PROBLEM: Leave out the pictures and retype only the lines from the opening line to the line that holds "edgecolor='#8c8c8c', linewidth=1.5))", both ends included.

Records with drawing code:
_ _ _

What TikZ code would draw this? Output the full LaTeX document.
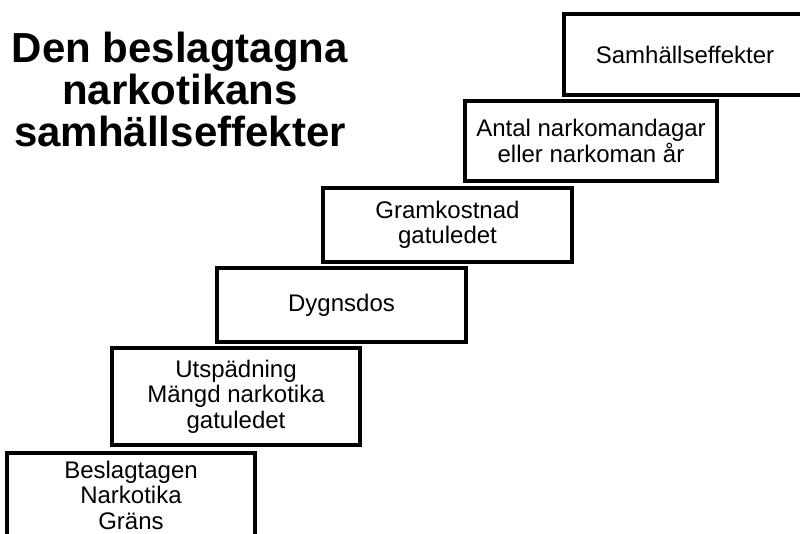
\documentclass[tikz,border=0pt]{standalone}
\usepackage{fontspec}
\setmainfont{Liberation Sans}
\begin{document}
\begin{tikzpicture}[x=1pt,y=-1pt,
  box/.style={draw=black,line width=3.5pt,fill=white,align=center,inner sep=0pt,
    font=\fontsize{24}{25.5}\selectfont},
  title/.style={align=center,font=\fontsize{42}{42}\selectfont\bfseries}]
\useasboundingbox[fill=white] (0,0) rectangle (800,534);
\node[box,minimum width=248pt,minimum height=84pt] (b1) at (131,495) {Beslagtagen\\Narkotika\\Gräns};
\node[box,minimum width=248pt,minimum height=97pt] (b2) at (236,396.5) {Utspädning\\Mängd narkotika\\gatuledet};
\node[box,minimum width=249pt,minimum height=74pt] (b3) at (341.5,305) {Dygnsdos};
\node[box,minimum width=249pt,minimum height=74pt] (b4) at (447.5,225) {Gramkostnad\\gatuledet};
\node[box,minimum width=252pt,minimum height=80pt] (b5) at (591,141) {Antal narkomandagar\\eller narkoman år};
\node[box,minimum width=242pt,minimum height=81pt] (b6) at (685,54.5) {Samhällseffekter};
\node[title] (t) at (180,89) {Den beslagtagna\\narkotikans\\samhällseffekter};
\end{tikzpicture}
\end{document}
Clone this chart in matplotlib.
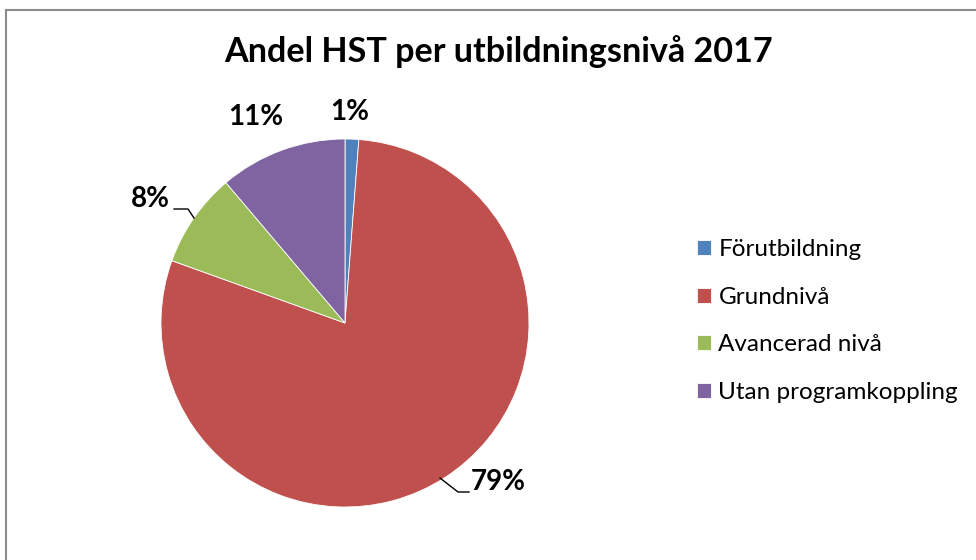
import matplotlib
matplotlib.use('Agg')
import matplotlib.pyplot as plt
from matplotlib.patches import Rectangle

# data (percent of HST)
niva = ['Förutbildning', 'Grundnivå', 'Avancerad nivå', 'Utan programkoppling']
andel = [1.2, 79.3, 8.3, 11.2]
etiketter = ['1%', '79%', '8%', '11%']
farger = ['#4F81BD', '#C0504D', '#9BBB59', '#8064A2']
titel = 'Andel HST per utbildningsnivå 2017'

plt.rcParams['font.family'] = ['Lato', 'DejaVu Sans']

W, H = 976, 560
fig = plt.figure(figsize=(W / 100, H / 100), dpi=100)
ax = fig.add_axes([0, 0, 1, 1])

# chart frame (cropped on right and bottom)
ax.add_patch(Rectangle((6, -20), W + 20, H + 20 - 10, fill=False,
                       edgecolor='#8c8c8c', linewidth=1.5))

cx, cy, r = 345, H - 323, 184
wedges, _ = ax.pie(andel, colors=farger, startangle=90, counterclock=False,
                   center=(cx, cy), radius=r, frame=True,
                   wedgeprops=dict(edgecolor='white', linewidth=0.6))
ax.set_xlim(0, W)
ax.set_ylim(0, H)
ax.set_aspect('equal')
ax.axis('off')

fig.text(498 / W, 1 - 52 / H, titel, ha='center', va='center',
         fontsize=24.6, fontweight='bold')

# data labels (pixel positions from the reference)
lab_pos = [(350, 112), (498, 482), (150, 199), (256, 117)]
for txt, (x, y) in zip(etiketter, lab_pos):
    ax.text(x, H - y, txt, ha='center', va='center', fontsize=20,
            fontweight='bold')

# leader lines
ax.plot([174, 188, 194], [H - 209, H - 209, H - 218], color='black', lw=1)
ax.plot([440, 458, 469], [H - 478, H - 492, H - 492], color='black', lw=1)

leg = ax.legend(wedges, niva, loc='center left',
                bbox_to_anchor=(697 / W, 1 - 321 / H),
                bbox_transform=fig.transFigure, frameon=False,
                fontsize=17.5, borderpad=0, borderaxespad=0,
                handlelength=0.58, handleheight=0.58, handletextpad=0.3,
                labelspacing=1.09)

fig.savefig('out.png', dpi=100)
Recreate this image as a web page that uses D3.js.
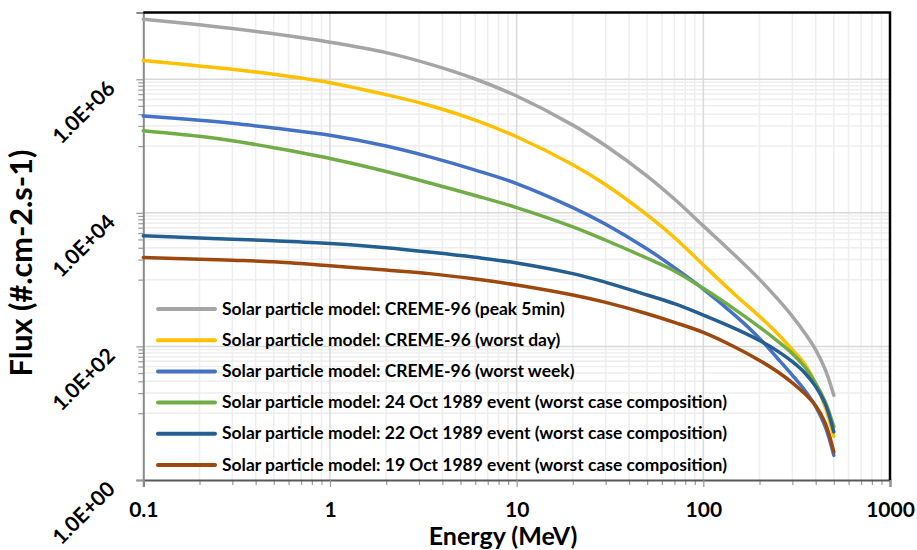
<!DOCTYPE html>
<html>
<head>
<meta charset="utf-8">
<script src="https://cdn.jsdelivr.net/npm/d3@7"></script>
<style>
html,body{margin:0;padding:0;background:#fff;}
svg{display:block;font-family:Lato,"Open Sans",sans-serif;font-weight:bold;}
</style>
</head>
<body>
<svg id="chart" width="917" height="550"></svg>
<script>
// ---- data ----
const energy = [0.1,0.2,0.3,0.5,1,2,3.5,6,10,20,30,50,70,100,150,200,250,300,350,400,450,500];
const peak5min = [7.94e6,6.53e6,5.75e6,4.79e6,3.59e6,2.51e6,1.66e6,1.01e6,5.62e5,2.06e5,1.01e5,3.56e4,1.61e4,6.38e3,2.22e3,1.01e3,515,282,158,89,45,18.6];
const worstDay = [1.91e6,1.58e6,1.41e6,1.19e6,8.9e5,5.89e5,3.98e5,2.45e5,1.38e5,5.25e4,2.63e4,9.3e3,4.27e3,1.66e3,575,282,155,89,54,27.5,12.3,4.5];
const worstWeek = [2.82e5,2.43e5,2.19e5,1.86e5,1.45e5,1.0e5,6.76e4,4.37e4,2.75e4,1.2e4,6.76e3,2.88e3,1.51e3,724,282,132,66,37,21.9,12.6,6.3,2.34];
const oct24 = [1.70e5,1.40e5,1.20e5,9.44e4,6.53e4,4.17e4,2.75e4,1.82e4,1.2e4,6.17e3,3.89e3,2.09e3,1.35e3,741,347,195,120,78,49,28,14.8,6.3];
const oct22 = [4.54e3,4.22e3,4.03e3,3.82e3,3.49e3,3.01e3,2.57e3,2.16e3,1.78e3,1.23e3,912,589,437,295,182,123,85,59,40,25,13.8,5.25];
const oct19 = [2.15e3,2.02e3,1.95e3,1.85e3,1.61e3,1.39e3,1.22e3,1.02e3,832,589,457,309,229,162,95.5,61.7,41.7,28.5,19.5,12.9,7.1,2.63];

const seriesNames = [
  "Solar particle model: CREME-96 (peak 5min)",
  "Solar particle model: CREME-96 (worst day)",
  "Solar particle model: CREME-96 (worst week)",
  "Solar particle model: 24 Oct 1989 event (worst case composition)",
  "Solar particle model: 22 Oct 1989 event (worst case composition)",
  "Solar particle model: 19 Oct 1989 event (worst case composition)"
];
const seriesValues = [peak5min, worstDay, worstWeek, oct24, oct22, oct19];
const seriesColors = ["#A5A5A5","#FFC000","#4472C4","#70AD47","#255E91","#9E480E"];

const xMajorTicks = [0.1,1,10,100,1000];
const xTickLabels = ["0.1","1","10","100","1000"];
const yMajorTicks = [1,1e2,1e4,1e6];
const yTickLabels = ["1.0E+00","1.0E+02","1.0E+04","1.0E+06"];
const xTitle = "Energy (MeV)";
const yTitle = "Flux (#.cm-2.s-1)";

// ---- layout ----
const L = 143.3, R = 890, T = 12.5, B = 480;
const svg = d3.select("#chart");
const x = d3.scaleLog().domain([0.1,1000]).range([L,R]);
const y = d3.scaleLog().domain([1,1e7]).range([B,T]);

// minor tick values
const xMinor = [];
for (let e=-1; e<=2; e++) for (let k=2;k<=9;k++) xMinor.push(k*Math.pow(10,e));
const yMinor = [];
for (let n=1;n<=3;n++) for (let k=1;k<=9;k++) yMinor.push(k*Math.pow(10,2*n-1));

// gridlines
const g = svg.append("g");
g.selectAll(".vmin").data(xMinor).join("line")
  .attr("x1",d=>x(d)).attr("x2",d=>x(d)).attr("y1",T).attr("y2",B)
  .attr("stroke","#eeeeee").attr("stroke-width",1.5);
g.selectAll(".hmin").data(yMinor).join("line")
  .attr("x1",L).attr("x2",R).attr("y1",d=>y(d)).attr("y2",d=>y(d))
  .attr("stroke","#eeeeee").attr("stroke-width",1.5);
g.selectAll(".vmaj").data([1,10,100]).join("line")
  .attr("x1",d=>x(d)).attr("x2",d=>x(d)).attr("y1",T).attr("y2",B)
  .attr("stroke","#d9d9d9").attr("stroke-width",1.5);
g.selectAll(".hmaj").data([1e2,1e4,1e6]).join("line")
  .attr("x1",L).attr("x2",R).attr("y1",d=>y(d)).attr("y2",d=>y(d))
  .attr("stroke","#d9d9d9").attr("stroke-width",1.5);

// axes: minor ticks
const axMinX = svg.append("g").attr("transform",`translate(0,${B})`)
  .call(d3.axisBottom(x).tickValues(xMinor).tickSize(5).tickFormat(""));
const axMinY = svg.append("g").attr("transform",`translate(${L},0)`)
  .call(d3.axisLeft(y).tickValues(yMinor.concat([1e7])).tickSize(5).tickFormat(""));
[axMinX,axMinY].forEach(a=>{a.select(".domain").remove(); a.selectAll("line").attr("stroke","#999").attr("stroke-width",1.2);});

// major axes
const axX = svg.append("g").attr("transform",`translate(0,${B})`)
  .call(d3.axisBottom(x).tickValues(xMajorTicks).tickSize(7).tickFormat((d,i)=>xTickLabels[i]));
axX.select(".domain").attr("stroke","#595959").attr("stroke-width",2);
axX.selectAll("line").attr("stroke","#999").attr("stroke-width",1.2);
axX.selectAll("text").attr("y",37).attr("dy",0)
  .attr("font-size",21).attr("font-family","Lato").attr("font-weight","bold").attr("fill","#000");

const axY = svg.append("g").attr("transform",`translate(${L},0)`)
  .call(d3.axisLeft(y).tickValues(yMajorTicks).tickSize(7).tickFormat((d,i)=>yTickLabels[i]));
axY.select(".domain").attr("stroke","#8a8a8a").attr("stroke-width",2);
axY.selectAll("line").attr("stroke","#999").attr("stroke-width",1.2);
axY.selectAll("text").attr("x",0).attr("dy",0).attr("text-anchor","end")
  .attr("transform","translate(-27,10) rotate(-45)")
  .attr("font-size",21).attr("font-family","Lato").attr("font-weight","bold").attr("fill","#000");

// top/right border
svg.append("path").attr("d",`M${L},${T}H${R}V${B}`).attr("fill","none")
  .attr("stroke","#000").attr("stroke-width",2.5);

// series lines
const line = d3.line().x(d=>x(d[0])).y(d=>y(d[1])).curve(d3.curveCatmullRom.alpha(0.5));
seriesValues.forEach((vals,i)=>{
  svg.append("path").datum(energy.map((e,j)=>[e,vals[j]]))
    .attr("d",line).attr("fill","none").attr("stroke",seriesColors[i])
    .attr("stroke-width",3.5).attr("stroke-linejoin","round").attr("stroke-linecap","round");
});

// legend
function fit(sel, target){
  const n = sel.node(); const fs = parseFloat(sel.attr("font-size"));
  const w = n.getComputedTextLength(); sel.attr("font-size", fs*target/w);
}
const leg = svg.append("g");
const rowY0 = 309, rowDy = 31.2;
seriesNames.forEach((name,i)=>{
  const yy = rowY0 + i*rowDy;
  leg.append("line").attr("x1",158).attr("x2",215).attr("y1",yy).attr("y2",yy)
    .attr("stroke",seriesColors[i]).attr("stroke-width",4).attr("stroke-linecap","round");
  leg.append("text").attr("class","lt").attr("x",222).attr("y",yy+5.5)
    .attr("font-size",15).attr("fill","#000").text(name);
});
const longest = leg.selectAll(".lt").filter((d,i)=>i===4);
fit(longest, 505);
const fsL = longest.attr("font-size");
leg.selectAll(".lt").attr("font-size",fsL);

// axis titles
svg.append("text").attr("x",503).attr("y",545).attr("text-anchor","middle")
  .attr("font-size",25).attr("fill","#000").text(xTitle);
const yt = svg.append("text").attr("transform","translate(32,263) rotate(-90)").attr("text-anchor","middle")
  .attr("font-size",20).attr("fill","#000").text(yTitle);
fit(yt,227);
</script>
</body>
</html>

_ _ _

WRITTEN SOLUTION:
What TikZ code would draw this? Output the full LaTeX document.
\documentclass[tikz,border=0pt]{standalone}
\usepackage{fontspec}
\setmainfont{Liberation Sans}
\begin{document}
\begin{tikzpicture}[x=1pt,y=-1pt,
  box/.style={draw=black,line width=3.5pt,fill=white,align=center,inner sep=0pt,
    font=\fontsize{24}{25.5}\selectfont},
  title/.style={align=center,font=\fontsize{42}{42}\selectfont\bfseries}]
\useasboundingbox[fill=white] (0,0) rectangle (800,534);
\node[box,minimum width=248pt,minimum height=84pt] (b1) at (131,495) {Beslagtagen\\Narkotika\\Gräns};
\node[box,minimum width=248pt,minimum height=97pt] (b2) at (236,396.5) {Utspädning\\Mängd narkotika\\gatuledet};
\node[box,minimum width=249pt,minimum height=74pt] (b3) at (341.5,305) {Dygnsdos};
\node[box,minimum width=249pt,minimum height=74pt] (b4) at (447.5,225) {Gramkostnad\\gatuledet};
\node[box,minimum width=252pt,minimum height=80pt] (b5) at (591,141) {Antal narkomandagar\\eller narkoman år};
\node[box,minimum width=242pt,minimum height=81pt] (b6) at (685,54.5) {Samhällseffekter};
\node[title] (t) at (180,89) {Den beslagtagna\\narkotikans\\samhällseffekter};
\end{tikzpicture}
\end{document}
Clone this chart in matplotlib.
import matplotlib
matplotlib.use('Agg')
import matplotlib.pyplot as plt
from matplotlib.patches import Rectangle

# data (percent of HST)
niva = ['Förutbildning', 'Grundnivå', 'Avancerad nivå', 'Utan programkoppling']
andel = [1.2, 79.3, 8.3, 11.2]
etiketter = ['1%', '79%', '8%', '11%']
farger = ['#4F81BD', '#C0504D', '#9BBB59', '#8064A2']
titel = 'Andel HST per utbildningsnivå 2017'

plt.rcParams['font.family'] = ['Lato', 'DejaVu Sans']

W, H = 976, 560
fig = plt.figure(figsize=(W / 100, H / 100), dpi=100)
ax = fig.add_axes([0, 0, 1, 1])

# chart frame (cropped on right and bottom)
ax.add_patch(Rectangle((6, -20), W + 20, H + 20 - 10, fill=False,
                       edgecolor='#8c8c8c', linewidth=1.5))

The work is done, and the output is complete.